[Description of the task]
An exact copy of all the data is required, with pictures left out.

===============

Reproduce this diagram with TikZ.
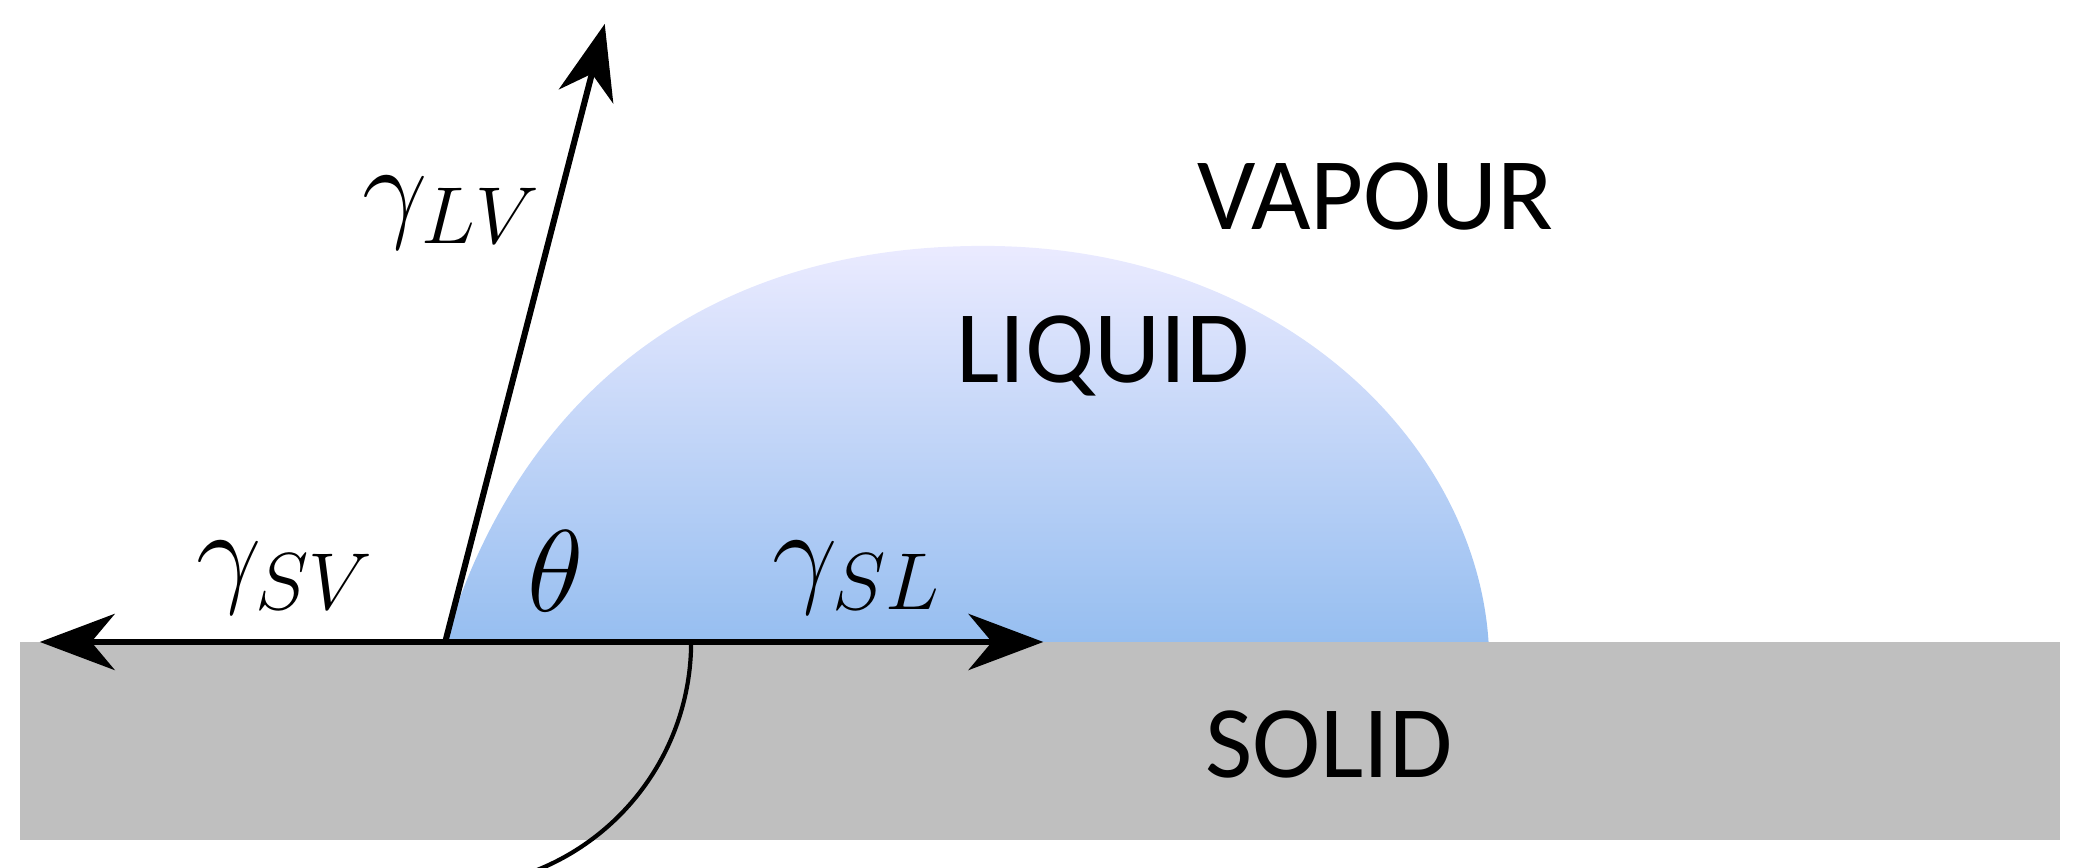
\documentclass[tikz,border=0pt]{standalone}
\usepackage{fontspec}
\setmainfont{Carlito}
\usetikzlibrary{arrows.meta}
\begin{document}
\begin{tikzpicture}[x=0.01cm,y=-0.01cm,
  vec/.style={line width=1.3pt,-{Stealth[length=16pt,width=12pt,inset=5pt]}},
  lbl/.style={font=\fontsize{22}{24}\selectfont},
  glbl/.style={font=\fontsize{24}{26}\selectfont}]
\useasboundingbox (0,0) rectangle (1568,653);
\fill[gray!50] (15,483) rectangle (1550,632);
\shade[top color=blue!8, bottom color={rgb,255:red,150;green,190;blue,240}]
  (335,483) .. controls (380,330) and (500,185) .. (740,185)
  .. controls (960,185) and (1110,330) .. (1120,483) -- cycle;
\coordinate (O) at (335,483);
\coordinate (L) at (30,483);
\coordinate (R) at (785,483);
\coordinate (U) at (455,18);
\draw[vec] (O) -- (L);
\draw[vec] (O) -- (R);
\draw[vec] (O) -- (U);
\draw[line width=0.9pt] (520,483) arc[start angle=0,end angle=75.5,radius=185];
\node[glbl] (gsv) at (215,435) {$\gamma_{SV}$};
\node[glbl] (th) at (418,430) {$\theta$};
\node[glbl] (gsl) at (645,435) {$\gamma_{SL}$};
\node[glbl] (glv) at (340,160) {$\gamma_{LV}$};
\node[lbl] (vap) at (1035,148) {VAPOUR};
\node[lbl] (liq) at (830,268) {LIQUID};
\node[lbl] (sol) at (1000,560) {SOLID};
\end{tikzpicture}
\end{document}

===============

[Answer for this exercise]
Reproduce this diagram with TikZ.
\documentclass[tikz,border=0pt]{standalone}
\usepackage{fontspec}
\setmainfont{Carlito}
\usetikzlibrary{arrows.meta}
\begin{document}
\begin{tikzpicture}[x=0.01cm,y=-0.01cm,
  vec/.style={line width=1.3pt,-{Stealth[length=16pt,width=12pt,inset=5pt]}},
  lbl/.style={font=\fontsize{22}{24}\selectfont},
  glbl/.style={font=\fontsize{24}{26}\selectfont}]
\useasboundingbox (0,0) rectangle (1568,653);
\fill[gray!50] (15,483) rectangle (1550,632);
\shade[top color=blue!8, bottom color={rgb,255:red,150;green,190;blue,240}]
  (335,483) .. controls (380,330) and (500,185) .. (740,185)
  .. controls (960,185) and (1110,330) .. (1120,483) -- cycle;
\coordinate (O) at (335,483);
\coordinate (L) at (30,483);
\coordinate (R) at (785,483);
\coordinate (U) at (455,18);
\draw[vec] (O) -- (L);
\draw[vec] (O) -- (R);
\draw[vec] (O) -- (U);
\draw[line width=0.9pt] (520,483) arc[start angle=0,end angle=75.5,radius=185];
\node[glbl] (gsv) at (215,435) {$\gamma_{SV}$};
\node[glbl] (th) at (418,430) {$\theta$};
\node[glbl] (gsl) at (645,435) {$\gamma_{SL}$};
\node[glbl] (glv) at (340,160) {$\gamma_{LV}$};
\node[lbl] (vap) at (1035,148) {VAPOUR};
\node[lbl] (liq) at (830,268) {LIQUID};
\node[lbl] (sol) at (1000,560) {SOLID};
\end{tikzpicture}
\end{document}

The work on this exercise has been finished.